EXERCISE PROMPT
Pictures aside, quote the whole listing exactly.
::::::::
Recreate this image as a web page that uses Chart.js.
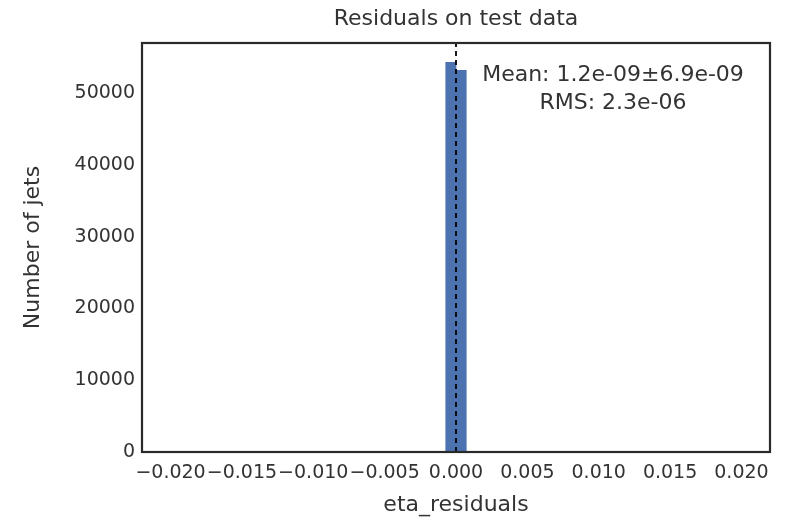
<!DOCTYPE html>
<html>
<head>
<meta charset="utf-8">
<script src="https://cdn.jsdelivr.net/npm/chart.js@4.4.0/dist/chart.umd.min.js"></script>
<style>
  html, body { margin: 0; padding: 0; background: #fff; }
</style>
</head>
<body>
<canvas id="histChart" width="790" height="521"></canvas>
<script>
// histogram data (only two non-empty bins around 0)
const binCenters = [-0.00036, 0.00036];
const binCounts = [54300, 53200];
const meanValue = 0;
const xTicks = [-0.02, -0.015, -0.01, -0.005, 0, 0.005, 0.01, 0.015, 0.02];
const yTicks = [0, 10000, 20000, 30000, 40000, 50000];
const xRange = [-0.022, 0.022];
const yRange = [0, 57000];
const titleText = 'Residuals on test data';
const statsText = ['Mean: 1.2e-09\u00b16.9e-09', 'RMS: 2.3e-06'];

const textColour = '#333333';
const barColour = '#4c72b0';
const fontFamily = '"DejaVu Sans", sans-serif';

function formatX(v) {
    const s = Math.abs(v).toFixed(3);
    return (v < -1e-12 ? '\u2212' : '') + s;
}

// frame, title and the stats box
const decorations = {
    id: 'decorations',
    afterDraw(chart) {
        const {ctx, chartArea: a, scales} = chart;
        ctx.save();
        ctx.strokeStyle = '#2a2a2a';
        ctx.lineWidth = 2.2;
        ctx.strokeRect(a.left, a.top, a.right - a.left, a.bottom - a.top);

        ctx.fillStyle = textColour;
        ctx.textAlign = 'center';
        ctx.textBaseline = 'middle';
        ctx.font = '22px ' + fontFamily;
        ctx.fillText(titleText, (a.left + a.right) / 2, a.top - 24);

        const sx = scales.x.getPixelForValue(0.011);
        ctx.fillText(statsText[0], sx, scales.y.getPixelForValue(52500));
        ctx.fillText(statsText[1], sx, scales.y.getPixelForValue(48600));
        ctx.restore();
    }
};

const ctx = document.getElementById('histChart').getContext('2d');

new Chart(ctx, {
    type: 'bar',
    data: {
        datasets: [
            {
                type: 'line',
                data: [{x: meanValue, y: yRange[0]}, {x: meanValue, y: yRange[1]}],
                borderColor: '#000',
                borderWidth: 1.8,
                borderDash: [5, 4],
                pointRadius: 0,
                order: 0
            },
            {
                data: binCenters.map((c, i) => ({x: c, y: binCounts[i]})),
                backgroundColor: barColour,
                borderWidth: 0,
                barPercentage: 1,
                categoryPercentage: 1,
                order: 1
            }
        ]
    },
    options: {
        responsive: false,
        animation: false,
        devicePixelRatio: 1,
        layout: {
            padding: {top: 43, right: 20, left: 0, bottom: 0}
        },
        plugins: {
            legend: {display: false},
            tooltip: {enabled: false}
        },
        scales: {
            x: {
                type: 'linear',
                min: xRange[0],
                max: xRange[1],
                offset: false,
                grid: {display: false, drawTicks: false},
                border: {display: false},
                afterBuildTicks: scale => {
                    scale.ticks = xTicks.map(v => ({value: v}));
                },
                afterFit: scale => {
                    scale.height = 69;
                },
                ticks: {
                    autoSkip: false,
                    maxRotation: 0,
                    padding: 10,
                    color: textColour,
                    font: {family: fontFamily, size: 19},
                    callback: v => formatX(v)
                },
                title: {
                    display: true,
                    text: 'eta_residuals',
                    color: textColour,
                    font: {family: fontFamily, size: 22},
                    padding: {top: 0, bottom: 3}
                }
            },
            y: {
                min: yRange[0],
                max: yRange[1],
                grid: {display: false, drawTicks: false},
                border: {display: false},
                afterBuildTicks: scale => {
                    scale.ticks = yTicks.map(v => ({value: v}));
                },
                afterFit: scale => {
                    scale.width = 142;
                },
                ticks: {
                    padding: 7,
                    color: textColour,
                    font: {family: fontFamily, size: 19},
                    callback: v => String(v)
                },
                title: {
                    display: true,
                    text: 'Number of jets',
                    color: textColour,
                    font: {family: fontFamily, size: 22},
                    padding: {top: 20, bottom: 0}
                }
            }
        }
    },
    plugins: [decorations]
});
</script>
</body>
</html>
::::::::
SOLUTION FOR THIS EXERCISE
Recreate this image as a web page that uses Chart.js.
<!DOCTYPE html>
<html>
<head>
<meta charset="utf-8">
<script src="https://cdn.jsdelivr.net/npm/chart.js@4.4.0/dist/chart.umd.min.js"></script>
<style>
  html, body { margin: 0; padding: 0; background: #fff; }
</style>
</head>
<body>
<canvas id="histChart" width="790" height="521"></canvas>
<script>
// histogram data (only two non-empty bins around 0)
const binCenters = [-0.00036, 0.00036];
const binCounts = [54300, 53200];
const meanValue = 0;
const xTicks = [-0.02, -0.015, -0.01, -0.005, 0, 0.005, 0.01, 0.015, 0.02];
const yTicks = [0, 10000, 20000, 30000, 40000, 50000];
const xRange = [-0.022, 0.022];
const yRange = [0, 57000];
const titleText = 'Residuals on test data';
const statsText = ['Mean: 1.2e-09\u00b16.9e-09', 'RMS: 2.3e-06'];

const textColour = '#333333';
const barColour = '#4c72b0';
const fontFamily = '"DejaVu Sans", sans-serif';

function formatX(v) {
    const s = Math.abs(v).toFixed(3);
    return (v < -1e-12 ? '\u2212' : '') + s;
}

// frame, title and the stats box
const decorations = {
    id: 'decorations',
    afterDraw(chart) {
        const {ctx, chartArea: a, scales} = chart;
        ctx.save();
        ctx.strokeStyle = '#2a2a2a';
        ctx.lineWidth = 2.2;
        ctx.strokeRect(a.left, a.top, a.right - a.left, a.bottom - a.top);

        ctx.fillStyle = textColour;
        ctx.textAlign = 'center';
        ctx.textBaseline = 'middle';
        ctx.font = '22px ' + fontFamily;
        ctx.fillText(titleText, (a.left + a.right) / 2, a.top - 24);

        const sx = scales.x.getPixelForValue(0.011);
        ctx.fillText(statsText[0], sx, scales.y.getPixelForValue(52500));
        ctx.fillText(statsText[1], sx, scales.y.getPixelForValue(48600));
        ctx.restore();
    }
};

const ctx = document.getElementById('histChart').getContext('2d');

new Chart(ctx, {
    type: 'bar',
    data: {
        datasets: [
            {
                type: 'line',
                data: [{x: meanValue, y: yRange[0]}, {x: meanValue, y: yRange[1]}],
                borderColor: '#000',
                borderWidth: 1.8,
                borderDash: [5, 4],
                pointRadius: 0,
                order: 0
            },
            {
                data: binCenters.map((c, i) => ({x: c, y: binCounts[i]})),
                backgroundColor: barColour,
                borderWidth: 0,
                barPercentage: 1,
                categoryPercentage: 1,
                order: 1
            }
        ]
    },
    options: {
        responsive: false,
        animation: false,
        devicePixelRatio: 1,
        layout: {
            padding: {top: 43, right: 20, left: 0, bottom: 0}
        },
        plugins: {
            legend: {display: false},
            tooltip: {enabled: false}
        },
        scales: {
            x: {
                type: 'linear',
                min: xRange[0],
                max: xRange[1],
                offset: false,
                grid: {display: false, drawTicks: false},
                border: {display: false},
                afterBuildTicks: scale => {
                    scale.ticks = xTicks.map(v => ({value: v}));
                },
                afterFit: scale => {
                    scale.height = 69;
                },
                ticks: {
                    autoSkip: false,
                    maxRotation: 0,
                    padding: 10,
                    color: textColour,
                    font: {family: fontFamily, size: 19},
                    callback: v => formatX(v)
                },
                title: {
                    display: true,
                    text: 'eta_residuals',
                    color: textColour,
                    font: {family: fontFamily, size: 22},
                    padding: {top: 0, bottom: 3}
                }
            },
            y: {
                min: yRange[0],
                max: yRange[1],
                grid: {display: false, drawTicks: false},
                border: {display: false},
                afterBuildTicks: scale => {
                    scale.ticks = yTicks.map(v => ({value: v}));
                },
                afterFit: scale => {
                    scale.width = 142;
                },
                ticks: {
                    padding: 7,
                    color: textColour,
                    font: {family: fontFamily, size: 19},
                    callback: v => String(v)
                },
                title: {
                    display: true,
                    text: 'Number of jets',
                    color: textColour,
                    font: {family: fontFamily, size: 22},
                    padding: {top: 20, bottom: 0}
                }
            }
        }
    },
    plugins: [decorations]
});
</script>
</body>
</html>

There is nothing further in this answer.